Another consideration is to evaluate conditions when determining whether or not to place concrete on a particular day. Obviously, rain during a placement can have an adverse effect on the concrete. Also, the temperature can result in the need to implement special procedures. Scheduling concerns are always an issue, and if an evaluation determines that placement should occur, the contractor must prepare for possible impacts that result from that decision.

Other Resources

This article suggests some possible procedures for evaluating low concrete breaks and reducing the possibility of having low breaks on projects. There are other resources available for consideration.

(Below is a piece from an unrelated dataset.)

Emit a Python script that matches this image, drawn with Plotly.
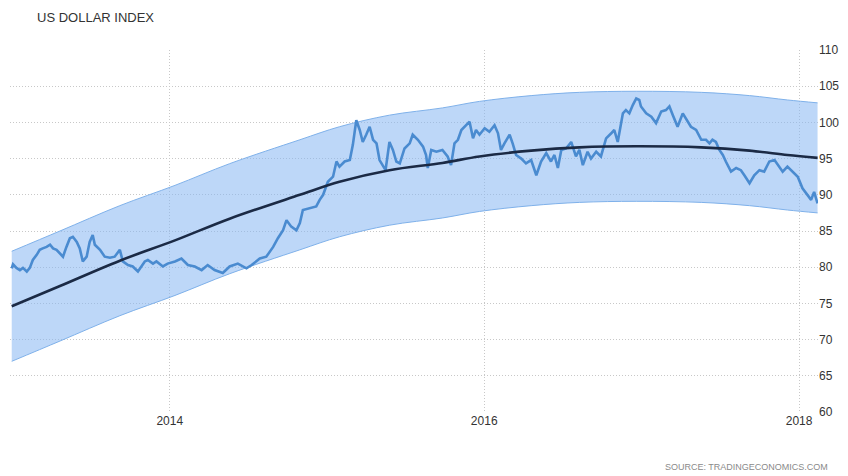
import plotly.graph_objects as go

# ---------------- data ----------------
dates = [
    "2012-12-30", "2013-01-02", "2013-01-10", "2013-01-18", "2013-01-25", "2013-02-03", "2013-02-10",
    "2013-02-17", "2013-02-26", "2013-03-05", "2013-03-12", "2013-03-21", "2013-03-29", "2013-04-05",
    "2013-04-13", "2013-04-21", "2013-04-28", "2013-05-06", "2013-05-14", "2013-05-21", "2013-05-30",
    "2013-06-06", "2013-06-13", "2013-06-22", "2013-06-29", "2013-07-06", "2013-07-11", "2013-07-23",
    "2013-08-03", "2013-08-15", "2013-08-26", "2013-09-07", "2013-09-14", "2013-09-26", "2013-10-07",
    "2013-10-19", "2013-10-27", "2013-11-04", "2013-11-11", "2013-11-23",
    "2013-12-01", "2013-12-16", "2013-12-27", "2014-01-13", "2014-01-28", "2014-02-12", "2014-02-28",
    "2014-03-16", "2014-03-30", "2014-04-15", "2014-05-04", "2014-05-20", "2014-06-08", "2014-06-28",
    "2014-07-10", "2014-07-29", "2014-08-13", "2014-08-29", "2014-09-09", "2014-09-21", "2014-09-29",
    "2014-10-10", "2014-10-22", "2014-10-30",
    "2014-11-06", "2014-11-22", "2014-12-07", "2014-12-15", "2014-12-23", "2015-01-03", "2015-01-15",
    "2015-01-23", "2015-01-30", "2015-02-11", "2015-02-23", "2015-03-02", "2015-03-10", "2015-03-18",
    "2015-03-25", "2015-04-02", "2015-04-10", "2015-04-18", "2015-04-26", "2015-05-03", "2015-05-11",
    "2015-05-17", "2015-05-26", "2015-06-03", "2015-06-11", "2015-06-19", "2015-06-30", "2015-07-12",
    "2015-07-19", "2015-07-31", "2015-08-12", "2015-08-19", "2015-08-23", "2015-08-31", "2015-09-12",
    "2015-09-26", "2015-10-08", "2015-10-16", "2015-10-24", "2015-11-01", "2015-11-09", "2015-11-20",
    "2015-11-28", "2015-12-06", "2015-12-13", "2015-12-21", "2016-01-02", "2016-01-13", "2016-01-25",
    "2016-02-02", "2016-02-09", "2016-02-17", "2016-02-29", "2016-03-07", "2016-03-15", "2016-03-27",
    "2016-04-07", "2016-04-19", "2016-05-01", "2016-05-12", "2016-05-24", "2016-06-04", "2016-06-12",
    "2016-06-20", "2016-06-28", "2016-07-09", "2016-07-21", "2016-08-01",
    "2016-08-09", "2016-08-17", "2016-08-28", "2016-09-05", "2016-09-17", "2016-09-28", "2016-10-10",
    "2016-10-22", "2016-10-29", "2016-11-06", "2016-11-18", "2016-11-25", "2016-12-03", "2016-12-11",
    "2016-12-19", "2016-12-26", "2016-12-30", "2017-01-11", "2017-01-23", "2017-02-03", "2017-02-15",
    "2017-02-26", "2017-03-06", "2017-03-14", "2017-03-25", "2017-04-06", "2017-04-17", "2017-04-25",
    "2017-05-07", "2017-05-19", "2017-05-30", "2017-06-07", "2017-06-14", "2017-06-22", "2017-06-30",
    "2017-07-08", "2017-07-15", "2017-07-27", "2017-08-08", "2017-08-19", "2017-08-27", "2017-09-08",
    "2017-09-19", "2017-10-01", "2017-10-12", "2017-10-24", "2017-11-05", "2017-11-16", "2017-11-24",
    "2017-12-05", "2017-12-17", "2017-12-29", "2018-01-09", "2018-01-21", "2018-01-29", "2018-02-05",
    "2018-02-13",
]
dollar_index = [
    79.85, 80.4, 79.9, 79.6, 79.9, 79.4, 79.9,
    81.0, 81.7, 82.4, 82.6, 82.8, 83.1, 82.6,
    82.4, 81.9, 81.45, 82.8, 84.0, 84.2, 83.5,
    82.6, 80.8, 81.45, 83.5, 84.45, 83.1, 82.4,
    81.45, 81.3, 81.45, 82.4, 80.8, 80.3, 80.1,
    79.4, 80.1, 80.8, 81.0, 80.5,
    80.8, 80.1, 80.5, 80.8, 81.2, 80.3, 80.1,
    79.6, 80.3, 79.6, 79.2, 80.1, 80.5, 79.85,
    80.3, 81.2, 81.45, 82.8, 84.0, 85.1, 86.5,
    85.6, 85.1, 86.1,
    87.9, 88.2, 88.4, 89.3, 90.0, 91.8, 92.5,
    94.6, 93.9, 94.6, 94.8, 96.9, 100.3, 98.95,
    97.3, 98.3, 99.4, 97.6, 97.1, 94.8, 94.1,
    93.4, 97.3, 96.2, 94.6, 94.35, 96.4, 97.1,
    98.3, 97.6, 96.65, 95.5, 93.7, 96.2, 95.95,
    96.2, 95.3, 94.1, 97.1, 97.6, 98.95, 99.6,
    100.1, 97.8, 98.95, 98.3, 99.2, 98.7, 99.6,
    98.5, 96.2, 97.1, 98.3, 97.1, 95.5, 95.0,
    94.35, 94.8, 92.7, 94.6, 95.75, 94.6, 95.5,
    93.7, 96.2, 96.4, 97.3, 95.3,
    96.2, 94.1, 95.95, 95.0, 95.95, 95.3, 97.8,
    98.5, 98.95, 97.3, 101.25, 101.7, 101.25, 102.4,
    103.3, 103.1, 102.2, 101.25, 100.8, 99.9, 101.5,
    101.7, 102.2, 101.0, 99.4, 101.25, 100.1, 99.4,
    98.95, 97.6, 97.6, 97.1, 97.6, 97.3, 96.2,
    95.5, 94.6, 93.2, 93.7, 93.4, 92.7, 91.6,
    92.7, 93.4, 93.2, 94.6, 94.8, 93.9, 93.2,
    93.9, 93.2, 92.5, 90.9, 90.0, 89.3, 90.4,
    88.8,
]

trend_dates = [
    "2012-12-30", "2013-04-21", "2013-09-07", "2014-01-13", "2014-05-20", "2014-10-30",
    "2015-01-30", "2015-05-26", "2015-09-26", "2015-12-21", "2016-04-19", "2016-08-09",
    "2016-12-19", "2017-05-19", "2017-09-08", "2017-12-05", "2018-02-13",
]
trend = [74.6, 77.4, 80.9, 83.7, 86.7, 90.0, 91.8, 93.4, 94.4, 95.3, 96.1, 96.55,
         96.7, 96.55, 96.1, 95.5, 95.1]
band_upper = [82.2, 85.0, 88.5, 91.3, 94.3, 97.6, 99.4, 101.0, 102.0, 102.9, 103.7, 104.15,
              104.3, 104.15, 103.7, 103.1, 102.7]
band_lower = [67.0, 69.8, 73.3, 76.1, 79.1, 82.4, 84.2, 85.8, 86.8, 87.7, 88.5, 88.95,
              89.1, 88.95, 88.5, 87.9, 87.5]

title_text = "US DOLLAR INDEX"
source_text = "SOURCE: TRADINGECONOMICS.COM"

# ---------------- figure ----------------
fig = go.Figure()

fig.add_trace(go.Scatter(
    x=trend_dates, y=band_lower, mode="lines",
    line=dict(color="#7fb1ea", width=1, shape="spline", smoothing=1.0),
    hoverinfo="skip", showlegend=False,
))
fig.add_trace(go.Scatter(
    x=trend_dates, y=band_upper, mode="lines", fill="tonexty",
    fillcolor="rgba(135,183,242,0.55)",
    line=dict(color="#7fb1ea", width=1, shape="spline", smoothing=1.0),
    hoverinfo="skip", showlegend=False,
))
fig.add_trace(go.Scatter(
    x=dates, y=dollar_index, mode="lines",
    line=dict(color="#4a8bd0", width=2.6),
    showlegend=False,
))
fig.add_trace(go.Scatter(
    x=trend_dates, y=trend, mode="lines",
    line=dict(color="#1b2a45", width=2.6, shape="spline", smoothing=1.0),
    showlegend=False,
))

grid_style = dict(showgrid=True, gridcolor="#c8c8c8", griddash="1px,2px", gridwidth=1,
                  showline=False, zeroline=False, ticks="")

fig.update_layout(
    width=848, height=476,
    margin=dict(l=10, r=30, t=50, b=64),
    paper_bgcolor="white", plot_bgcolor="white",
    title=dict(text=title_text, x=37 / 848, xanchor="left", y=1 - 17 / 476, yanchor="middle",
               font=dict(family="Liberation Sans Narrow, Arial Narrow, sans-serif", size=13, color="#333333")),
    xaxis=dict(
        type="date", range=["2012-12-26", "2018-02-14"],
        tick0="2014-01-01", dtick="M24", tickformat="%Y",
        tickfont=dict(family="Liberation Sans, Arial, sans-serif", size=12, color="#333333"),
        **grid_style,
    ),
    yaxis=dict(
        side="right", range=[60, 110], tick0=60, dtick=5,
        tickfont=dict(family="Liberation Sans, Arial, sans-serif", size=12, color="#333333"),
        **grid_style,
    ),
    annotations=[dict(
        text=source_text, xref="paper", yref="paper", x=(830 - 10) / 808, y=(412 - 467) / 362,
        xanchor="right", yanchor="middle", showarrow=False,
        font=dict(family="Liberation Sans Narrow, Arial Narrow, sans-serif", size=9, color="#8a8a8a"),
    )],
)

fig.write_html("out.html",
               config={"displayModeBar": False},
               post_script="document.body.style.margin='0';document.body.style.overflow='hidden';")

One is a session in the Tilt-Up Academy available on the Tilt-Up Concrete Association’s (TCA) website. The session is titled “What’s Next When a Bad Break Happens” and is presented by Kim Basham. Another is an article titled “Type IL Cement and Tilt-Up” that I wrote with David Buzzelli and is published in Volume 31, Issue 4, Winter 2024 of Tilt-Up Today; it is also available on the website at


Our perception is that there have been more concrete low strength test results recently than in the past. The intent of this article is to provide some thoughts on possible procedures for evaluating low breaks and to provide a possible framework for further investigation of the concrete to determine the appropriate actions for remedying the issues. In addition, we have suggested some actions for future projects to help reduce the possibility of having low strength concrete.

Ultimately, everyone wants concrete test results to be acceptable. All parties on the project have ways to help make this happen. Following the suggestions in this article will not eliminate low concrete compressive strength test results, but hopefully they will reduce the occurrences.